It was only three years ago when point of sale (POS) mobile payment solutions were beginning to hit the market. Quickly, the new portable, efficient, effective, and easy solution for accepting credit cards on the go became a success due to market demand. Merchants fell in love with the idea of being able to use something they already had (such as a smartphone or tablet) and turn it into a credit card processing terminal to accept credit cards. Not only did businesses with field agents find this technology practical, but smaller businesses with tight funds also found this mobile payment solution to be far more cost efficient than renting or purchasing a POS terminal. This newer form of credit card acceptance has proven to contribute to the increase in total credit and debit transactions as well as an increase in consumer spending.
According to a report by Javelin Strategy and Research, mobile point of sale transactions could account for $1.1 trillion in new card payments every year! Yes, you read that right…that’s “trillion” with a “t.” The study goes on to mention that mobile POS could expand the existing market for card payment networks by as much as 20 million merchants. With that said, it seems that mobile technologies will be even more relevant in the years to come due to other mobile payment solution technologies that are slowly emerging worldwide. In order to stay competitive in their industries, some merchants will have to add mobile card acceptance solutions or replace their current POS terminals altogether if it makes sense for their business. Companies with field agents such as rescue-rooter, will need to collect payment for pluming services once the job at a customer’s house is completed. This is where mobile payment solutions can be effective and ideal. If your company doesn’t have field agents, but has fluctuating store traffic, mobile payment solutions can be helpful and make your business more efficient by giving your sales team the ability to checkout customers anywhere in the store if they are ready to buy.

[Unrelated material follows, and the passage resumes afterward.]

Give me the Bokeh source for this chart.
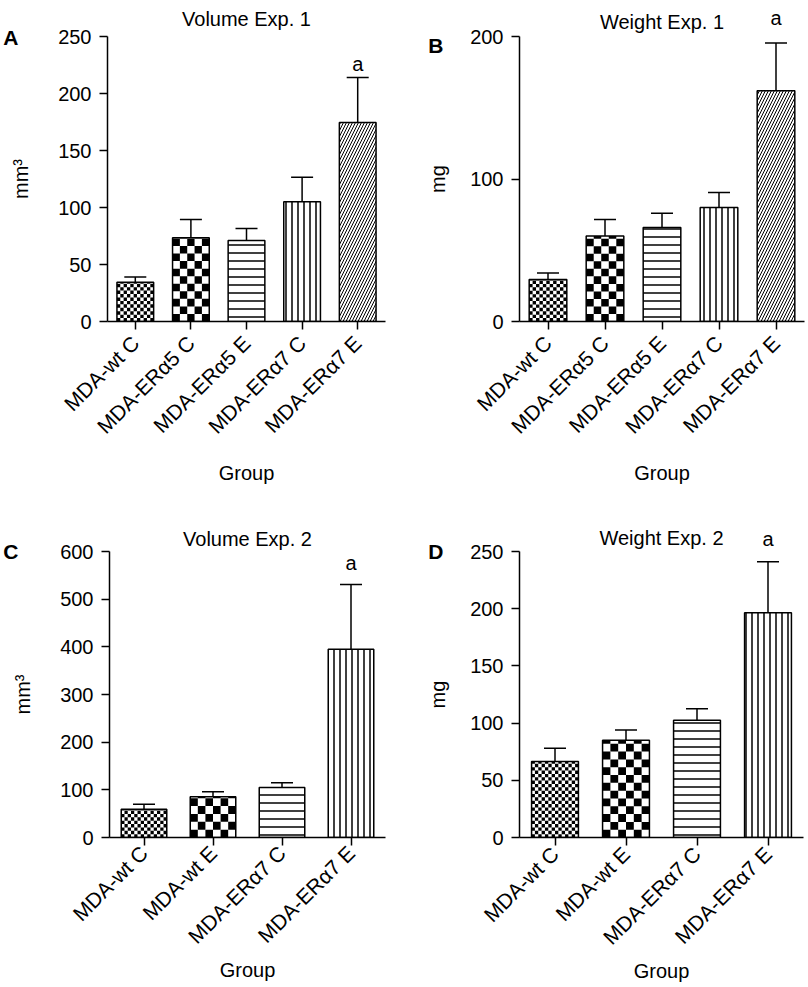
import math
from bokeh.plotting import figure
from bokeh.models import (ColumnDataSource, Whisker, TeeHead, LabelSet, FactorRange, Range1d,
                          FixedTicker, CategoricalAxis, LinearAxis, CustomJSTickFormatter)
from bokeh.core.properties import value
from bokeh.layouts import column, row
from bokeh.embed import file_html
from bokeh.resources import INLINE

# ---------------- data ----------------
groups_exp1 = ["MDA-wt C", "MDA-ERα5 C", "MDA-ERα5 E", "MDA-ERα7 C", "MDA-ERα7 E"]
volume_exp1 = [34.5, 73.5, 71.0, 105.0, 174.5]
volume_exp1_sem = [4.5, 16.0, 10.5, 21.5, 39.5]
weight_exp1 = [29.5, 60.0, 66.0, 80.0, 162.0]
weight_exp1_sem = [4.5, 11.5, 10.0, 10.5, 33.5]
sig_exp1 = ["", "", "", "", "a"]

groups_exp2 = ["MDA-wt C", "MDA-wt E", "MDA-ERα7 C", "MDA-ERα7 E"]
volume_exp2 = [59.5, 85.5, 105.0, 395.0]
volume_exp2_sem = [10.5, 10.5, 10.0, 136.0]
weight_exp2 = [66.5, 85.0, 102.5, 196.5]
weight_exp2_sem = [11.5, 9.0, 10.0, 44.5]
sig_exp2 = ["", "", "", "a"]

ticks_vol1 = [0, 50, 100, 150, 200, 250]
ticks_wt1 = [0, 100, 200]
ticks_vol2 = [0, 100, 200, 300, 400, 500, 600]
ticks_wt2 = [0, 50, 100, 150, 200, 250]

# ---------------- styles ----------------
FONT = "Liberation Sans"
BAR_W = 0.66
# fill style per bar: ("checker", cell px) or (hatch pattern, scale, weight)
style_exp1 = [("checker", 3.4), ("checker", 8), ("horizontal_line", 8, 1.5),
              ("vertical_line", 6, 1.5), ("right_diagonal_line", 6, 1.0)]
style_exp2 = [("checker", 3.4), ("checker", 8), ("horizontal_line", 8, 1.5),
              ("vertical_line", 6, 1.5)]


def checker_cells(idx, mean, cell_px, n, fw, fh, ymax):
    bar_px = BAR_W * fw / n
    ncol = max(1, round(bar_px / cell_px))
    dx = BAR_W / ncol
    dy = (bar_px / ncol) * ymax / fh
    nrow = math.ceil(mean / dy)
    x0 = idx + 0.5 - BAR_W / 2
    L, R, B, T = [], [], [], []
    for r in range(nrow):
        for k in range(ncol):
            if (r + k) % 2 == 0:
                L.append(x0 + k * dx)
                R.append(x0 + (k + 1) * dx)
                B.append(r * dy)
                T.append(min((r + 1) * dy, mean))
    return L, R, B, T


def panel(cats, means, sems, sig, styles, ymax, yticks, ylabel, title, letter,
          W, H, BL, BR, BT, BB, a_off, sig_in_header, s1, s2, letter_standoff, letter_dy,
          ylab_standoff, xmaj_standoff, xlab_standoff):
    n = len(cats)
    FW = W - BL - BR
    FH = H - BT - BB
    p = figure(x_range=FactorRange(*cats), y_range=Range1d(0, ymax),
               width=W, height=H,
               min_border_left=BL, min_border_right=BR, min_border_top=BT, min_border_bottom=BB,
               output_backend="svg", toolbar_location=None, tools="")
    p.outline_line_color = None
    p.xgrid.grid_line_color = None
    p.ygrid.grid_line_color = None
    xax = p.below[0]
    yax = p.left[0]

    upper = [m + s for m, s in zip(means, sems)]
    pats = [s[0] if s[0] != "checker" else "blank" for s in styles]
    scls = [s[1] if s[0] != "checker" else 12 for s in styles]
    wgts = [s[2] if s[0] != "checker" else 1 for s in styles]
    src = ColumnDataSource(dict(group=cats, mean=means, upper=upper,
                                pat=pats, scl=scls, wgt=wgts))
    p.vbar(x="group", top="mean", width=BAR_W, source=src,
           fill_color="white", line_color=None,
           hatch_pattern="pat", hatch_scale="scl", hatch_weight="wgt", hatch_color="black")
    # checkerboard fills
    L, R, B, T = [], [], [], []
    for i, (m, st) in enumerate(zip(means, styles)):
        if st[0] == "checker":
            l, r, b, t = checker_cells(i, m, st[1], n, FW, FH, ymax)
            L += l; R += r; B += b; T += t
    p.quad(left=L, right=R, bottom=B, top=T, fill_color="black", line_color=None)
    p.vbar(x="group", top="mean", width=BAR_W, source=src,
           fill_color=None, line_color="black", line_width=1.5)

    w = Whisker(base="group", upper="upper", lower="mean", source=src, dimension="height",
                line_color="black", line_width=1.5, lower_head=None,
                upper_head=TeeHead(size=22, line_color="black", line_width=1.5))
    p.add_layout(w)

    if not sig_in_header:
        sx = [c for c, s in zip(cats, sig) if s]
        sy = [u for u, s in zip(upper, sig) if s]
        st = [s for s in sig if s]
        ssrc = ColumnDataSource(dict(x=sx, y=sy, t=st))
        p.add_layout(LabelSet(x="x", y="y", text="t", source=ssrc, y_offset=a_off,
                              text_align="center", text_baseline="alphabetic",
                              text_font=value(FONT), text_font_size="20px",
                              text_color="black"))

    for ax in (xax, yax):
        ax.axis_line_width = 1.5
        ax.axis_line_color = "black"
        ax.major_tick_line_width = 1.5
        ax.major_tick_line_color = "black"
        ax.major_tick_out = 8
        ax.major_tick_in = 0
        ax.minor_tick_line_color = None
        ax.major_label_text_font = FONT
        ax.major_label_text_font_size = "20px"
        ax.major_label_text_color = "black"
        ax.axis_label_text_font = FONT
        ax.axis_label_text_font_size = "20px"
        ax.axis_label_text_font_style = "normal"
        ax.axis_label_text_color = "black"

    yax.ticker = FixedTicker(ticks=yticks)
    yax.axis_label = ylabel
    yax.major_label_standoff = 8
    yax.axis_label_standoff = ylab_standoff

    xax.axis_label = "Group"
    xax.major_label_text_font_size = "21px"
    xax.major_label_orientation = math.pi / 4
    xax.major_label_standoff = xmaj_standoff
    xax.axis_label_standoff = xlab_standoff

    # header axis: title (+ significance letters above the frame)
    top = CategoricalAxis(axis_line_color=None, major_tick_line_color=None,
                          minor_tick_line_color=None, major_tick_out=0, major_tick_in=0,
                          major_label_standoff=s1, major_label_text_font=FONT,
                          major_label_text_font_size="20px", major_label_text_color="black",
                          major_label_orientation="horizontal",
                          axis_label=title, axis_label_standoff=s2,
                          axis_label_text_font=FONT, axis_label_text_font_size="20px",
                          axis_label_text_font_style="normal", axis_label_text_color="black")
    if sig_in_header:
        top.formatter = CustomJSTickFormatter(
            args=dict(cats=list(cats), sig=list(sig)),
            code="const i = cats.indexOf(tick); return i >= 0 ? sig[i] : '';")
    else:
        top.major_label_text_color = None
    p.add_layout(top, "above")

    # panel letter, drawn as the label of an outer left axis
    lax = LinearAxis(ticker=FixedTicker(ticks=[ymax - letter_dy * ymax / FH]),
                     formatter=CustomJSTickFormatter(code="return '%s';" % letter),
                     axis_line_color=None, major_tick_line_color=None,
                     minor_tick_line_color=None, major_tick_out=0, major_tick_in=0,
                     major_label_standoff=letter_standoff, major_label_text_font=FONT,
                     major_label_text_font_size="21px", major_label_text_font_style="bold",
                     major_label_text_color="black")
    p.add_layout(lax, "left")
    return p


pA = panel(groups_exp1, volume_exp1, volume_exp1_sem, sig_exp1, style_exp1,
           250, ticks_vol1, "mm³", "Volume Exp. 1", "A",
           400, 510, 99, 15, 36, 189, 7, False, 0, 7, -11, 1, 23, 10, 13)
pB = panel(groups_exp1, weight_exp1, weight_exp1_sem, sig_exp1, style_exp1,
           200, ticks_wt1, "mg", "Weight Exp. 1", "B",
           407, 510, 119, 3, 36, 189, 0, True, 8, -29, -19, 8.5, 18, 10, 13)
pC = panel(groups_exp2, volume_exp2, volume_exp2_sem, sig_exp2, style_exp2,
           600, ticks_vol2, "mm³", "Volume Exp. 2", "C",
           400, 475, 99, 15, 41, 148, 14, False, 0, 2, -9, 0, 23, 4, 0)
pD = panel(groups_exp2, weight_exp2, weight_exp2_sem, sig_exp2, style_exp2,
           250, ticks_wt2, "mg", "Weight Exp. 2", "D",
           407, 475, 119, 4, 41, 148, 0, True, 2, -24, -19, 0, 18, 5, 0)

layout = column(row(pA, pB), row(pC, pD))
open("out.html", "w").write(file_html(layout, INLINE))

For credit card processing companies like Cut Merchant Fees, this means progressive change to adapt new technologies and move with market demand and trends. Mary Monahan, EVP and research director for mobile at Javelin Strategy & Research stated “the new mobile POS players pose a threat to the traditional POS terminal and acquiring businesses, which must adapt, invest, or acquire.” Cut Merchant Fees has adapted by integrating their virtual gateway, EBizCharge, to work with the most popular accounting softwares, online shopping carts, and PaySaber mobile payment solutions so that merchants can collect credit card payments anywhere, anytime.